CAYCE, S.C. — With customers angry that they’re still paying for a defunct multibillion-dollar nuclear reactor project, a co-owner of the South Carolina plant says it now wants to cut power rates and offer other givebacks.
South Carolina Electric & Gas Co. incoming President Keller Kissam on Thursday announced plans to seek an immediate 3.5 percent rate reduction, which he said would save customers $450 million over five years.
In addition, Kissam said the company’s shareholders will be responsible for net construction costs remaining from the failed V.C. Summer nuclear construction project, taking lower earnings payouts over the next 50 years.
“We’ve heard our customers’ frustrations about paying for a power plant and having nothing to show for it,” Kissam said during a Thursday news conference, at the company’s Cayce headquarters. “Our customers deserve this solution, and this is a forward looking solution.”
Some of the company’s more than 700,000 electric customers across South Carolina have voiced anger at continuing to be charged for the failed project, shuttered by SCE&G and co-owner Santee Cooper in late July following the bankruptcy of lead contractor Westinghouse.
Thousands of people lost their jobs when the project failed. More than half a dozen lawsuits have been filed, some by SCE&G customers who have been charged nearly $2 billion toward interest on the company’s debt, via a series of rate hikes since 2009, without any power being generated.
That amounts to about $27 per month for each ratepayer, charges that continue despite the project’s failure.
State, federal and financial authorities are investigating the debacle, particularly actions of SCE&G and its parent company, SCANA. South Carolina lawmakers this week advanced a half-dozen bills that would do everything from paying back customers to, in the words of Speaker Jay Lucas, “gut existing laws” that allowed utilities to charge customers before the reactors were complete.
Another of Lucas’ proposals would cut SCE&G customer rates by 18 percent — the amount they’re currently paying for the project. That would cost SCE&G about $37 million per month, or nearly $450 million per year. On Thursday, Lucas said lawmakers would continue to pursue legislative fixes, saying the company’s proposal “provides further proof that SCANA has consistently prioritized the company’s profits over protecting its consumers.”
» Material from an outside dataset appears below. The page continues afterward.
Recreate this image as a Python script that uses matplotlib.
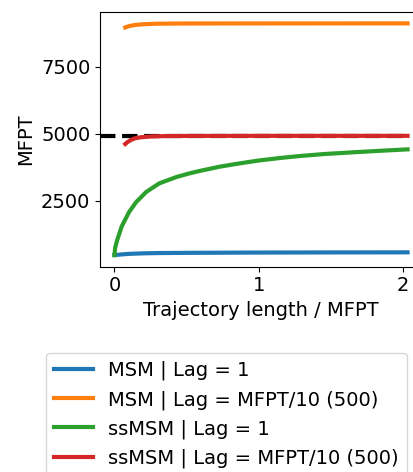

The plans Kissam outlined Thursday include adding about 100 megawatts in solar power to SCE&G’s system. They also include purchasing an existing 540-megawatt, natural-gas-fired power plant in Calhoun County. Kissam said it would replace more than 40 percent of the projected power that would have been generated by the new nuclear reactors. The $180 million price tag will also be footed by shareholders, Kissam said.
Since July 31, when SCE&G and Santee Cooper decided to halt construction, SCANA’s stock has tumbled about 30 percent. Two of SCANA’s top executives have announced their departures from the company, as has Santee Cooper’s longtime leader.
Investors seemed to like the plan, with stock prices up as much as 5 percent in early trading following the announcement. Asked why it took more than three months to roll out these proposals, which still must be approved by state regulators, Kissam said the company needed time to consult lawmakers and shareholders.
“We learned a lot through this process,” he said. “We are anxious to move forward.”
Critics of the overall project weren’t impressed. Blan Holman, an attorney with the Southern Environmental Law Center, said SCE&G was “treating its customers like a bottomless cash pit” by making them beholden to the new natural gas project. In comments sent to investors and provided to the media, Tom Clements of Friends of the Earth asked why the company hadn’t pursued such a solution earlier, when the nuclear project fell behind schedule and soared over budget.